__Your goal__: Restate verbatim the lines between the one holding "Write the Altair code for this chart." and the one holding "mean_pos = dict(x=3.431, y=44.47)", both included, and no others.

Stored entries
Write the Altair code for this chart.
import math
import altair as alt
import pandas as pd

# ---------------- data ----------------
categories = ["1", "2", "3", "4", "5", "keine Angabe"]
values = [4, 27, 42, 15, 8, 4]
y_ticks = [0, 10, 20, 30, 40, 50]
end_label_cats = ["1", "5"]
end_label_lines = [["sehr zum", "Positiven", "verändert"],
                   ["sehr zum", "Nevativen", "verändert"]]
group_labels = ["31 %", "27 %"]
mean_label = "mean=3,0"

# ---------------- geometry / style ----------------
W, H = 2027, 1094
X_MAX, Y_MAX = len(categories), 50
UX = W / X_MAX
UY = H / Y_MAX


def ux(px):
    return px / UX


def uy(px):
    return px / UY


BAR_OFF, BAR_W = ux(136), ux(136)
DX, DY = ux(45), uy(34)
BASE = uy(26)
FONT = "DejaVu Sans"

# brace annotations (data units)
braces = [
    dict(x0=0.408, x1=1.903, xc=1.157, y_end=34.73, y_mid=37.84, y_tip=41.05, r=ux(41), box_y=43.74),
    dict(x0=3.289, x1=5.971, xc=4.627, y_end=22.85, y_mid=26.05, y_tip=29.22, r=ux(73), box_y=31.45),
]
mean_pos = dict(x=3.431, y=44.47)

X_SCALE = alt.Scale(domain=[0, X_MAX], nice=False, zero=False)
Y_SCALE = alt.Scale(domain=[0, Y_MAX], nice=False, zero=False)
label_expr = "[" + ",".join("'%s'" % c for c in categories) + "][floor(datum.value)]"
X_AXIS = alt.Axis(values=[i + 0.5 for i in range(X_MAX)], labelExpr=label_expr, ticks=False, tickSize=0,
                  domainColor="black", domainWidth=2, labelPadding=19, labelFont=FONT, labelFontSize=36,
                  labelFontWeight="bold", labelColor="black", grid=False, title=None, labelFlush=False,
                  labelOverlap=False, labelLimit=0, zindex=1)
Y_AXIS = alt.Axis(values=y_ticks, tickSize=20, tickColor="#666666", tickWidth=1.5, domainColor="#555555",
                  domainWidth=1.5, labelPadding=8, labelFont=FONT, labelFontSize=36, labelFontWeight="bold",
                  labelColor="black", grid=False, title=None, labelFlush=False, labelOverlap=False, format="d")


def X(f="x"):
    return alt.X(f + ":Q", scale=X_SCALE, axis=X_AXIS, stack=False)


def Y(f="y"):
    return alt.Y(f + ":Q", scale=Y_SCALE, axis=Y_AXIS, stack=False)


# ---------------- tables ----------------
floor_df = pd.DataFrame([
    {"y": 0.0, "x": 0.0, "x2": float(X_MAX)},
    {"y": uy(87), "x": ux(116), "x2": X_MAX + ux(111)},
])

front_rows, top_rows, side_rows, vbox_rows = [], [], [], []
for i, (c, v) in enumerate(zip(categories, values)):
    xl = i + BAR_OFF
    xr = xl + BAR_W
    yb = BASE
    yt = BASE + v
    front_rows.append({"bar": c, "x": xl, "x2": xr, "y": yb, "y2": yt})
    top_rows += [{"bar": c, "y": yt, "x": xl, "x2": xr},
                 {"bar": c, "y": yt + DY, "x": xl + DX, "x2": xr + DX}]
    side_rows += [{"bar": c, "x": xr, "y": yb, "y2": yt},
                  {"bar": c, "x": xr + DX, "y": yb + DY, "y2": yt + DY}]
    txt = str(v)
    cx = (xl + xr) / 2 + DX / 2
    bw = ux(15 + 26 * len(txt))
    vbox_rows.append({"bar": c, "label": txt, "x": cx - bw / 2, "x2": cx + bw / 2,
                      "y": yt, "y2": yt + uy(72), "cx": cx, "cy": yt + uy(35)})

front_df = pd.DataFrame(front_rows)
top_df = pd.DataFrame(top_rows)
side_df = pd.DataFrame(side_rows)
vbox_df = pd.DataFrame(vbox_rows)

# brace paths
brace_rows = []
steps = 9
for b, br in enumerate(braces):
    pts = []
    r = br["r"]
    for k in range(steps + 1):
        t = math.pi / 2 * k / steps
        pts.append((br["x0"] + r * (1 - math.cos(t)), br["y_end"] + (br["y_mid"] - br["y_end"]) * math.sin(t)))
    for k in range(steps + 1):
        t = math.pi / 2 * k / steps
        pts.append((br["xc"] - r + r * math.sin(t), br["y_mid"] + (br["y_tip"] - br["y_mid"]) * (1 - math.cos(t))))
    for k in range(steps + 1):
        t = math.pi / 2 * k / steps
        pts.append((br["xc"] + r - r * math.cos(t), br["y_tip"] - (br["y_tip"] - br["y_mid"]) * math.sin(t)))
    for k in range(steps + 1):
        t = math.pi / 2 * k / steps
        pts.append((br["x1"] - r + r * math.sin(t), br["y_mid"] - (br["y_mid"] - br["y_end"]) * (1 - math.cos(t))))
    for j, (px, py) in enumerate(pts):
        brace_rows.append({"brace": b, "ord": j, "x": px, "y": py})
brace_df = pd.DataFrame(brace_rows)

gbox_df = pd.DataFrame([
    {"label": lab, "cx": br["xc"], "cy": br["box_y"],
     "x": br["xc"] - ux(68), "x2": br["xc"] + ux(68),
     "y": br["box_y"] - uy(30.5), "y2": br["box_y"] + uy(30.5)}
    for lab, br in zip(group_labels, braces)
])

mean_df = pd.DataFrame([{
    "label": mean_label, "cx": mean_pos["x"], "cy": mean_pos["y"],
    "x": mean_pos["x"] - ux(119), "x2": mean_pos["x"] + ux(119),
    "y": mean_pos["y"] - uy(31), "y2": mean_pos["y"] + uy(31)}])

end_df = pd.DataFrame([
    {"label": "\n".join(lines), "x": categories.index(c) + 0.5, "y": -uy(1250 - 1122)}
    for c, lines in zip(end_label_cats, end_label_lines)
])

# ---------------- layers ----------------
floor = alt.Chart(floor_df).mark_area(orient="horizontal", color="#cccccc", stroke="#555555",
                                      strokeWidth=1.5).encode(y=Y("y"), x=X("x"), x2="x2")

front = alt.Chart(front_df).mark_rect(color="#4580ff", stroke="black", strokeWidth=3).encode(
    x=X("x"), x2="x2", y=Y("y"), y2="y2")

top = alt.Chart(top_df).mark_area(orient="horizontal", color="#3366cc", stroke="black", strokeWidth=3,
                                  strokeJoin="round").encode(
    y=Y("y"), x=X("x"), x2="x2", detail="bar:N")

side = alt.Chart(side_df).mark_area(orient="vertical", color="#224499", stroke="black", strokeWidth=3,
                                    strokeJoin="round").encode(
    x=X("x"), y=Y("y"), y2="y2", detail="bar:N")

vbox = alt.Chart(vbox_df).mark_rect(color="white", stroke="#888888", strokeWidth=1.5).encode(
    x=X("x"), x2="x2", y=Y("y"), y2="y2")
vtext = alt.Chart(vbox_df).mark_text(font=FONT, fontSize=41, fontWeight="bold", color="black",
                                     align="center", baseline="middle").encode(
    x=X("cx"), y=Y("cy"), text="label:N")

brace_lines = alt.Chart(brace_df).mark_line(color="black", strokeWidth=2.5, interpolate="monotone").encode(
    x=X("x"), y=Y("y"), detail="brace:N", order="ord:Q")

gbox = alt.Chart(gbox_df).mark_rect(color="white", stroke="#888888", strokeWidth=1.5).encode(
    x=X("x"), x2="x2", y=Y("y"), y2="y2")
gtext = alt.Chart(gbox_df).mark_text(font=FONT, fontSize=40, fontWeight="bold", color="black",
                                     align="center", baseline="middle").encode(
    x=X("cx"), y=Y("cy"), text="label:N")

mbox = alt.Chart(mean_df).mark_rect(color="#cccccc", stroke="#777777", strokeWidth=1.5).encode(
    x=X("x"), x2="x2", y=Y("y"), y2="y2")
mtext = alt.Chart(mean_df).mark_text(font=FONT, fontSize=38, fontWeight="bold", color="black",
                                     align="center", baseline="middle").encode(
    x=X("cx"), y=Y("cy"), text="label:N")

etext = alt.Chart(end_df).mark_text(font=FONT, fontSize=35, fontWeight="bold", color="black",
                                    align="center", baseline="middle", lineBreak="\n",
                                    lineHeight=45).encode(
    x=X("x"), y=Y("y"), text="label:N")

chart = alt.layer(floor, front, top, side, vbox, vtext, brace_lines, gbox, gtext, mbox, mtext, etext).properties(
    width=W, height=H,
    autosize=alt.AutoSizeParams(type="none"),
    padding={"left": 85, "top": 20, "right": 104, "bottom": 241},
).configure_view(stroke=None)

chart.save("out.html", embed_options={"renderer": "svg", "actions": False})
--
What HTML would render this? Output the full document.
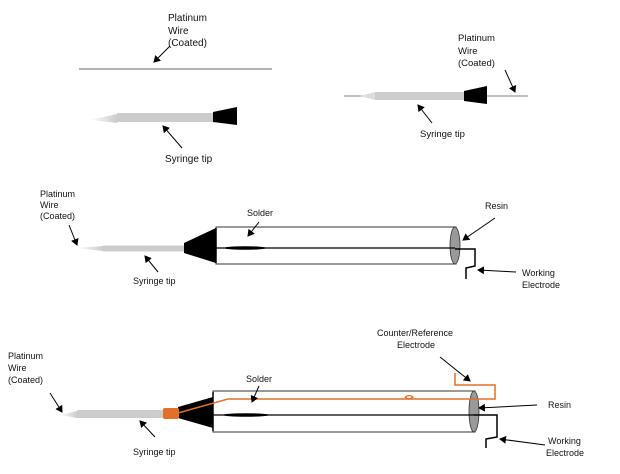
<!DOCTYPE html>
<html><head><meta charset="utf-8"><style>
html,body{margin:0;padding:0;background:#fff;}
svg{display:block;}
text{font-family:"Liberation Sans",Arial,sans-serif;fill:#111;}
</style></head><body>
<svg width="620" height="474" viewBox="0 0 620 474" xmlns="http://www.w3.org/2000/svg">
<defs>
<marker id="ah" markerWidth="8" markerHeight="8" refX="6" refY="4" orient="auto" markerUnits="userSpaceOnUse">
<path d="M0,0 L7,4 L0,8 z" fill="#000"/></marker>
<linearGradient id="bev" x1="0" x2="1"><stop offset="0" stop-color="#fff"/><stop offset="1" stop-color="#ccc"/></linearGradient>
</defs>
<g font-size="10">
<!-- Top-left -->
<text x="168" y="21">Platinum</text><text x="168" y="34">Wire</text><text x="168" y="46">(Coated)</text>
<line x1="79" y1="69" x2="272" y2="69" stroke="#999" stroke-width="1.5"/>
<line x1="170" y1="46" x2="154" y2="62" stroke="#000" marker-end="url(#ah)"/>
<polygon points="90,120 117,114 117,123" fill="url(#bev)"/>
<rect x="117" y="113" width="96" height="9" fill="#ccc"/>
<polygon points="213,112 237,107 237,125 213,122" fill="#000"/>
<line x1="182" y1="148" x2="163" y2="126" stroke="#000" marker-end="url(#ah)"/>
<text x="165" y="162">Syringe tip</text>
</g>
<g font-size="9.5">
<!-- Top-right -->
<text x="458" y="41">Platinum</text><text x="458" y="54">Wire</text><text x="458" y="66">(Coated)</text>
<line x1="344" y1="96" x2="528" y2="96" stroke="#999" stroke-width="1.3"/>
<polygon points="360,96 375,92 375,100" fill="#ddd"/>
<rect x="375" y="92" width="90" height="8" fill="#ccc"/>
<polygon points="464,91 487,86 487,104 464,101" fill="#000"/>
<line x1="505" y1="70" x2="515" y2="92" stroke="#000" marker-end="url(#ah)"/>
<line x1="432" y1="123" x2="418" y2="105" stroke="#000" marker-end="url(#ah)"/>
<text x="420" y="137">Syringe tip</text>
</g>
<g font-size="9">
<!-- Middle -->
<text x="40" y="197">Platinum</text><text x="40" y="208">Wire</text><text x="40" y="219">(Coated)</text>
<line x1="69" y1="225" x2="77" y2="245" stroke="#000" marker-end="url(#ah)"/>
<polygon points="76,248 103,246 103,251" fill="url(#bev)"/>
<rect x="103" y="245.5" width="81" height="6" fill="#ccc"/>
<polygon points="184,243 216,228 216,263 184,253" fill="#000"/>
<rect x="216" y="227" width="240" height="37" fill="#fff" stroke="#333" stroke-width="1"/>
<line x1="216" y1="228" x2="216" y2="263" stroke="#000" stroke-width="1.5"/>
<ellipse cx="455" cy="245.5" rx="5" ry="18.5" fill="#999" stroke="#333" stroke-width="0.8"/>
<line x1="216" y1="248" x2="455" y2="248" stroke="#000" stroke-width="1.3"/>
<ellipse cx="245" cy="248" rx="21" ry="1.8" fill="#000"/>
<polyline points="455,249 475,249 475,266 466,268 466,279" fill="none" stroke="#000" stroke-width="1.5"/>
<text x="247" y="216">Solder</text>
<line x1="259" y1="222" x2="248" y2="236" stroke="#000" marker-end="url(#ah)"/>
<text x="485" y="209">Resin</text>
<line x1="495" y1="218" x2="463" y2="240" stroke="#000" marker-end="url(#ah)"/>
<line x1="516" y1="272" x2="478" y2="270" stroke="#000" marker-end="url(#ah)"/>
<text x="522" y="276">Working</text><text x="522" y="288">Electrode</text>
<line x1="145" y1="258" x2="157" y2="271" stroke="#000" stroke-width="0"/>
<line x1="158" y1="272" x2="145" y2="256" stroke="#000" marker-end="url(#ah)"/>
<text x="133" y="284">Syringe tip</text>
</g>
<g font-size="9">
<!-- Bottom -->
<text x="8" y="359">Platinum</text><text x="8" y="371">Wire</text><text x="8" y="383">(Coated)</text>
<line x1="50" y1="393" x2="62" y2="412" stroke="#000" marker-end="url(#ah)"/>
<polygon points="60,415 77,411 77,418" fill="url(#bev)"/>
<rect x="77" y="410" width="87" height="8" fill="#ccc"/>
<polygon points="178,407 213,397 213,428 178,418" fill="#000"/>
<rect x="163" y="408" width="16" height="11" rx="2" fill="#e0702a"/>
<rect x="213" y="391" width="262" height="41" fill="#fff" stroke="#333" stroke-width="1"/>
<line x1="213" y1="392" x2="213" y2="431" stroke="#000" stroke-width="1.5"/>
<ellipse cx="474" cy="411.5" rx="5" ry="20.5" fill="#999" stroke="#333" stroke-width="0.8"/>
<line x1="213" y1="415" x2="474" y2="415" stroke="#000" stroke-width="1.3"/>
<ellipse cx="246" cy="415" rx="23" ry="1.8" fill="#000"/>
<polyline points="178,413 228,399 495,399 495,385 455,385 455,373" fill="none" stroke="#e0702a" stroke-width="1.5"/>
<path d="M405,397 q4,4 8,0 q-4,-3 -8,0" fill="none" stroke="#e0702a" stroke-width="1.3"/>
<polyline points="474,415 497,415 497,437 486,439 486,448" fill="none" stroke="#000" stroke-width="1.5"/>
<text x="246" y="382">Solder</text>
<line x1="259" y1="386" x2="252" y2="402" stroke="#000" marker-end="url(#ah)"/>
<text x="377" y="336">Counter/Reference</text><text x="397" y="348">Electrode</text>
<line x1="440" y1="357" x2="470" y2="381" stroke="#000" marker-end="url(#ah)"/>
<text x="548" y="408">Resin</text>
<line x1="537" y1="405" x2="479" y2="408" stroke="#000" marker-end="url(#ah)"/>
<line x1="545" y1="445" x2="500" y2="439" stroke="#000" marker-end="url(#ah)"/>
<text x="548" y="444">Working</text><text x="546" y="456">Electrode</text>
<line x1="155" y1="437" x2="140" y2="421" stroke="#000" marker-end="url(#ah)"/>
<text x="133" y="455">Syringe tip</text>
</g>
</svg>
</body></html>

__Answer to the problem__:
Write the Altair code for this chart.
import math
import altair as alt
import pandas as pd

# ---------------- data ----------------
categories = ["1", "2", "3", "4", "5", "keine Angabe"]
values = [4, 27, 42, 15, 8, 4]
y_ticks = [0, 10, 20, 30, 40, 50]
end_label_cats = ["1", "5"]
end_label_lines = [["sehr zum", "Positiven", "verändert"],
                   ["sehr zum", "Nevativen", "verändert"]]
group_labels = ["31 %", "27 %"]
mean_label = "mean=3,0"

# ---------------- geometry / style ----------------
W, H = 2027, 1094
X_MAX, Y_MAX = len(categories), 50
UX = W / X_MAX
UY = H / Y_MAX


def ux(px):
    return px / UX


def uy(px):
    return px / UY


BAR_OFF, BAR_W = ux(136), ux(136)
DX, DY = ux(45), uy(34)
BASE = uy(26)
FONT = "DejaVu Sans"

# brace annotations (data units)
braces = [
    dict(x0=0.408, x1=1.903, xc=1.157, y_end=34.73, y_mid=37.84, y_tip=41.05, r=ux(41), box_y=43.74),
    dict(x0=3.289, x1=5.971, xc=4.627, y_end=22.85, y_mid=26.05, y_tip=29.22, r=ux(73), box_y=31.45),
]
mean_pos = dict(x=3.431, y=44.47)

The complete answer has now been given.